CRISP-DM (Cross Industry Standard Process for Data Mining) is a suggested sequence of steps a user of data mining technologies should employ to best develop a model. It’s origins go back to a consortium including SPSS, Teradata, Daimler AG, NCR and OHRA, and the first version was made available in 1999.
The steps involved in CRISP-DM are fairly straightforward and include:
- Business Understanding – as the name suggests this involves understanding project objectives from a business perspective and mapping this into a data mining activity.
- Data Understanding – is concerned with familiarization with data; it’s quality, the quantities and data most relevant to the project.
- Data Preparation – involves cleaning, transformation and data selection. This is an iterative process.
- Modeling – is the process of applying data mining algorithms to the data, with parameter selection and honing in on the techniques that produce the most meaningful models.
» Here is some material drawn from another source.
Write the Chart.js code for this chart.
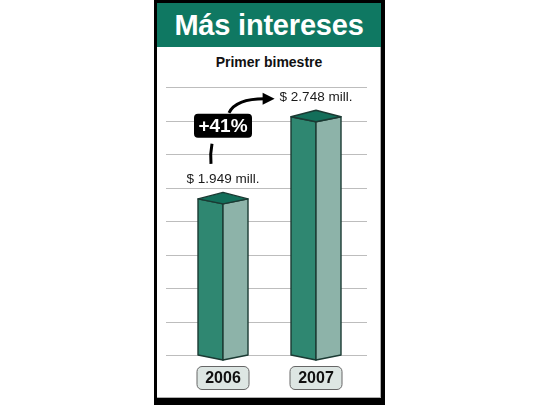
<!DOCTYPE html>
<html>
<head>
<meta charset="utf-8">
<script src="https://cdn.jsdelivr.net/npm/chart.js@4"></script>
<style>
  html, body { margin: 0; padding: 0; background: #fff; }
  body { width: 540px; height: 405px; position: relative; overflow: hidden;
         font-family: "Liberation Sans", Arial, sans-serif; }
  #frame { position: absolute; left: 154px; top: 0; width: 231px; height: 405px;
           box-sizing: border-box; border-style: solid; border-color: #000;
           border-width: 3px 4px 7px 3px; background: #fff;
           box-shadow: inset -1px -1px 0 #b0b0b0; }
  #head { position: absolute; left: 157px; top: 3px; width: 224px; height: 44px;
          background: #0f7862; color: #fff; font-weight: bold; font-size: 29px;
          line-height: 44px; text-align: center; letter-spacing: -0.2px; }
  #sub { position: absolute; left: 157px; top: 47px; width: 224px; height: 30px;
         line-height: 30px; text-align: center; font-weight: bold; font-size: 14px; color: #111; }
  #plot { position: absolute; left: 157px; top: 47px; width: 224px; height: 351px; }
</style>
</head>
<body>
<div id="frame"></div>
<div id="head">Más intereses</div>
<div id="sub">Primer bimestre</div>
<div id="plot"><canvas id="chart"></canvas></div>
<script>
// Data
const YEARS = ['2006', '2007'];
const INTERESES = [1949, 2748];           // millones de $
const GRID_VALUES = [430, 756, 1082, 1408, 1734, 2060, 2386, 2712, 3038];

const C = {
  dark:  '#2f8771',
  light: '#8db3a9',
  top:   '#136f5a',
  edge:  '#1b3a33',
  grid:  '#bdbdbd',
  tagBg: '#dde6e3',
};
const FONT = '"Liberation Sans", Arial, sans-serif';

const fmtMill = (v) => '$ ' + String(v).replace(/\B(?=(\d{3})+(?!\d))/g, '.') + ' mill.';

// horizontal guide lines, a bit wider than the category band
const gridLines = {
  id: 'gridLines',
  beforeDatasetsDraw(chart) {
    const { ctx, chartArea: a } = chart;
    const y = chart.scales.y;
    ctx.save();
    ctx.strokeStyle = C.grid;
    ctx.lineWidth = 1;
    y.ticks.forEach(t => {
      const py = Math.round(y.getPixelForValue(t.value)) + 0.5;
      ctx.beginPath();
      ctx.moveTo(a.left - 10.5, py);
      ctx.lineTo(a.right + 4.5, py);
      ctx.stroke();
    });
    ctx.restore();
  }
};

// 3D prism bars, value labels, year tags and the +% arrow
const prismBars = {
  id: 'prismBars',
  afterDatasetsDraw(chart) {
    const { ctx } = chart;
    const yScale = chart.scales.y;
    const bars = chart.getDatasetMeta(0).data;
    const data = chart.data.datasets[0].data;
    const base = yScale.getPixelForValue(yScale.min);
    ctx.save();
    ctx.lineJoin = 'round';
    bars.forEach((b, i) => {
      const x = b.x, y = b.y, h = b.width / 2;
      const front = 5, back = 6.5;
      ctx.strokeStyle = C.edge;
      ctx.lineWidth = 1.4;
      const poly = (pts, fill) => {
        ctx.beginPath();
        ctx.moveTo(pts[0][0], pts[0][1]);
        pts.slice(1).forEach(p => ctx.lineTo(p[0], p[1]));
        ctx.closePath();
        ctx.fillStyle = fill;
        ctx.fill();
        ctx.stroke();
      };
      poly([[x - h, y], [x, y + front], [x, base + front], [x - h, base]], C.dark);
      poly([[x, y + front], [x + h, y], [x + h, base], [x, base + front]], C.light);
      poly([[x - h, y], [x, y - back], [x + h, y], [x, y + front]], C.top);

      // value label
      ctx.fillStyle = '#1a1a1a';
      ctx.font = '13.5px ' + FONT;
      ctx.textAlign = 'center';
      ctx.textBaseline = 'middle';
      ctx.fillText(fmtMill(data[i]), x, y - 20);

      // year tag under the bar
      const ty = base + 23, tw = 52, th = 23;
      ctx.beginPath();
      ctx.roundRect(x - tw / 2, ty - th / 2, tw, th, 5);
      ctx.fillStyle = C.tagBg;
      ctx.fill();
      ctx.lineWidth = 1;
      ctx.strokeStyle = '#666';
      ctx.stroke();
      ctx.fillStyle = '#111';
      ctx.font = 'bold 16px ' + FONT;
      ctx.fillText(chart.data.labels[i], x, ty + 1);
    });

    // growth badge
    const b0 = bars[0], b1 = bars[1];
    const pct = Math.round((data[1] / data[0] - 1) * 100);
    const bx = b0.x, by = b1.y + 9, bw = 58, bh = 24;
    ctx.beginPath();
    ctx.roundRect(bx - bw / 2, by - bh / 2, bw, bh, 4);
    ctx.fillStyle = '#000';
    ctx.fill();
    ctx.fillStyle = '#fff';
    ctx.font = 'bold 19px ' + FONT;
    ctx.textAlign = 'center';
    ctx.textBaseline = 'middle';
    ctx.fillText('+' + pct + '%', bx, by + 1);

    // arrow: tail under the badge, head towards the 2007 label
    ctx.strokeStyle = '#000';
    ctx.lineWidth = 3;
    ctx.lineCap = 'butt';
    ctx.beginPath();
    ctx.moveTo(bx - 11, by + bh / 2 + 6);
    ctx.quadraticCurveTo(bx - 13, by + bh / 2 + 16, bx - 12, by + bh / 2 + 26);
    ctx.stroke();

    ctx.font = '13.5px ' + FONT;
    const tipX = b1.x - ctx.measureText(fmtMill(data[1])).width / 2 - 5;
    const tipY = b1.y - 18;
    ctx.beginPath();
    ctx.moveTo(bx + 6, by - bh / 2 - 1);
    ctx.quadraticCurveTo(bx + 13, tipY, tipX - 10, tipY);
    ctx.stroke();
    ctx.beginPath();
    ctx.moveTo(tipX, tipY);
    ctx.lineTo(tipX - 12, tipY - 6);
    ctx.lineTo(tipX - 12, tipY + 6);
    ctx.closePath();
    ctx.fillStyle = '#000';
    ctx.fill();
    ctx.restore();
  }
};

new Chart(document.getElementById('chart'), {
  type: 'bar',
  data: {
    labels: YEARS,
    datasets: [{
      label: 'Intereses',
      data: INTERESES,
      backgroundColor: 'transparent',
      borderWidth: 0,
      barThickness: 50,
    }]
  },
  options: {
    responsive: true,
    maintainAspectRatio: false,
    animation: false,
    layout: { padding: { left: 19.5, right: 18.5, top: 40, bottom: 43 } },
    plugins: {
      legend: { display: false },
      tooltip: { enabled: false },
    },
    scales: {
      x: { display: false },
      y: {
        display: false,
        min: 430,
        max: 3038,
        afterBuildTicks: (axis) => { axis.ticks = GRID_VALUES.map(v => ({ value: v })); },
      }
    }
  },
  plugins: [gridLines, prismBars]
});
</script>
</body>
</html>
Data preparation will undoubtedly have to be revisited as models evolve.
- Evaluation – is validation of the models from a business perspective, and sanity checking by domain experts.
- Deployment – which may be simply the creation of a report, or embedding data mining models into production systems.
CRISP-DM is used by many data mining practitioners, but is most widely promoted by IBM and is incorporated into SPSS Modeler. As with all methodologies of this nature, users can get bogged down in details or take a more moderate approach and simply use it as a useful framework.